Welcome to “A Minute In …” — a BGS feature that turns our favorite artists into hometown reporters. In our latest column, Simone Felice teaches us about the history of the Catskills and Hudson Valley.
Kaaterskill Falls: As fate would have it, I was born just a few ledges below the falls, on the same creek, which the early Dutch settlers named the Kaaterskill, or Cat’s River, after the wild mountain lions and lynx that roamed both forest and glen. In the 19th century Enlightenment Period, many prominent landscape painters and naturalist writers and poets — including Hudson River School founder Thomas Cole and his close friend William Cullen Bryant — made pilgrimages to these remote cataracts with easel and pen, and passed the hours in conversation, study, and communion with nature. Today, the falls, which are the highest in New York state, attract folks from far and wide in all seasons. It’s crazy on the weekends, so I climb up often weekdays at dawn. Maybe I’ll see you on the trail.

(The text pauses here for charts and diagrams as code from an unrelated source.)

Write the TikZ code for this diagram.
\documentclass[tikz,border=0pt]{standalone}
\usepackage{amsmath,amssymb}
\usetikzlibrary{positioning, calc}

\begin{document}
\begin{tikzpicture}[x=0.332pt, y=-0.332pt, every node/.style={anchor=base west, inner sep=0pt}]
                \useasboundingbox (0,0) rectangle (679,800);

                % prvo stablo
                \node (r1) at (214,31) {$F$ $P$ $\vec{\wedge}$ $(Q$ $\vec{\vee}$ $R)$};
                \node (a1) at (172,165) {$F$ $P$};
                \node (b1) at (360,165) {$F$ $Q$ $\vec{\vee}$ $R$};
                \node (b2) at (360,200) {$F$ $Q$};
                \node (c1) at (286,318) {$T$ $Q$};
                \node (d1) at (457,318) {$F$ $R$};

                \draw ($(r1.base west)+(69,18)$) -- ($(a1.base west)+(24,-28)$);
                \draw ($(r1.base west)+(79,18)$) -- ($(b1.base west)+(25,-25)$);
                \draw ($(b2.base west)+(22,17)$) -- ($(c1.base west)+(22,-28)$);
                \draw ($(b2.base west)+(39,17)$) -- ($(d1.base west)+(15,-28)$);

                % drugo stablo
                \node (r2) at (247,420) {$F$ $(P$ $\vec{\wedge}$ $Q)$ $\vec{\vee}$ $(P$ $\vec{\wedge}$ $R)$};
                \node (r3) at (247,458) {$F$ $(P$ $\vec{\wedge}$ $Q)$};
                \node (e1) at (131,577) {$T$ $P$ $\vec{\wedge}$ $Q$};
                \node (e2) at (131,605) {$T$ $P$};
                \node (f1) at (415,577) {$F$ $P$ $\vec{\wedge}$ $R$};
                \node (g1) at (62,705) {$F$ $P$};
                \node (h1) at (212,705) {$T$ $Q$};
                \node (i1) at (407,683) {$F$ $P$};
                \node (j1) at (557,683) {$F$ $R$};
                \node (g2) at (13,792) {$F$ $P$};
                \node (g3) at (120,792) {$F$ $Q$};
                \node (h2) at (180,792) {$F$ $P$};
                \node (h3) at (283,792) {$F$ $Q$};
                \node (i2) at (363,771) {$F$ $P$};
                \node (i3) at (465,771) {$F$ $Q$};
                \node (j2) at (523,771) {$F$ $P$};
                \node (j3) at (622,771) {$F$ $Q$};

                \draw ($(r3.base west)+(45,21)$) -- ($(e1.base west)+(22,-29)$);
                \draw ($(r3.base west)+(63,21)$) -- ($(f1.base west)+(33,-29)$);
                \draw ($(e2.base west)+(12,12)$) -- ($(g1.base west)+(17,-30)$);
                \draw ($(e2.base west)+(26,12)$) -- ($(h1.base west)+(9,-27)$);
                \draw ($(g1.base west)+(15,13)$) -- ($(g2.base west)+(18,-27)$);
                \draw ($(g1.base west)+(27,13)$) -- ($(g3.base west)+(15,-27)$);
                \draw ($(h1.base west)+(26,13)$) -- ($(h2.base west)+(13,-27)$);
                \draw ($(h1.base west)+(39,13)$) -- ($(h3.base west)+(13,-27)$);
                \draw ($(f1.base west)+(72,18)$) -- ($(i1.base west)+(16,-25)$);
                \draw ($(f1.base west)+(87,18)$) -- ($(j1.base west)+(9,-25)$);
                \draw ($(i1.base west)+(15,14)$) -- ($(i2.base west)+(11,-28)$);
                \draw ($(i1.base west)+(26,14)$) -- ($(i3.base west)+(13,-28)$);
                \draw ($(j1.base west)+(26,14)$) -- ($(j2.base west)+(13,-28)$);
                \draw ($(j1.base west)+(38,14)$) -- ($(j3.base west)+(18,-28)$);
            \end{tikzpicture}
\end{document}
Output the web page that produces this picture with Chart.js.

Olana: If you follow the Kaaterskill, as it snakes stubbornly eastward, you’ll come, by and by, to the mighty Hudson. Cross the river and take the old winding road up to, what is in my opinion, Fredrick Church’s most important masterpiece: Olana. With breathtaking views of the Catskill Mountain range and Hudson River, it’s no wonder that, upon discovering the location, Church wrote to a friend that he’d found “the center of the world.” You can tour his home and painting studio or simply wander the grounds, which he called “living landscapes.” I had many noonday picnics in the garden as a young kid with my mom, hoping for a glimpse of Peter Rabbit. And, after 40 years, it’s not lost a bit of that magic and wonder.
West Indies Grocery: The old city of Hudson was a sketchy place, when we were kids. It had been a prominent whaling town in the 19th century, earning a mention in Melville’s Moby Dick, but by the 1990s, many of the shops on its main (Warren) street were boarded up. Over the past 25 years, it’s gone through a near miracle of revitalization, block upon block of enviable period architecture has been spared the wrecking ball, and Hudsontown is again a center of arts and food culture. There are many posh hipster eateries I could mention, but my favorite is still this little grocery shop where the family matriarch, Paulette, cooks up homemade Jamaican “yard” food for her sons and neighbors, and if you’re lucky, there will a plate of curry goat or ox tails left for you. Cash only.
Circle W Market: “The W” is the beating heart of the Katterskill Clove. In the summer of 1908, Circle W opened its doors as a traditional country general store to serve the needs of a growing population of vacationers, quarrymen, landscape painters, and mill workers. Palenville, New York, (a small Catskill hamlet) had become famed for the many waterfalls in its vicinity (including Kaaterskill Falls and Fawn’s Leap), mountain views, artists’ retreats, and the setting for the mythical home of Washington Irving’s Rip Van Winkle.
For close to a century, upon entering the store, one could find anything from a gallon of paint to a gallon of milk, a pair of work pants, a kite, homemade lunches, a fishing pole, hardware, ice cream, and much more. After falling into disrepair for many years, my family bought and restored the original store and, a few years back, our mom retired and my wife Jessie and I bought it, and a couple buddies and myself turned the old horse barn in back into a music space complete with a balcony and chandelier. Come on out for one of our wild barn nights — there’s always a fire, and you never know what sort of freaks will show up.
Big Pink: We grew up riding our bicycles past the dirt driveway that leads to this modest, unassuming house off a backroad just outside of Woodstock. It wasn’t until years later that I began to understand the eternal significance of the place in the hallowed annals of American song … after Rick Danko — bassist in Bob Dylan’s touring band in the mid ’60s — rented the house and he, Dylan, and the rest of the gang (Levon Helm, Robbie Robertson, Richard Manuel, and Garth Hudson) set up a make-shift studio in the basement and stayed up all hours recording, drinking, smoking, waxing philosophical, and digging deep into the essence and origins of the songs and sound that they grew up on and would continue to pioneer for years to come.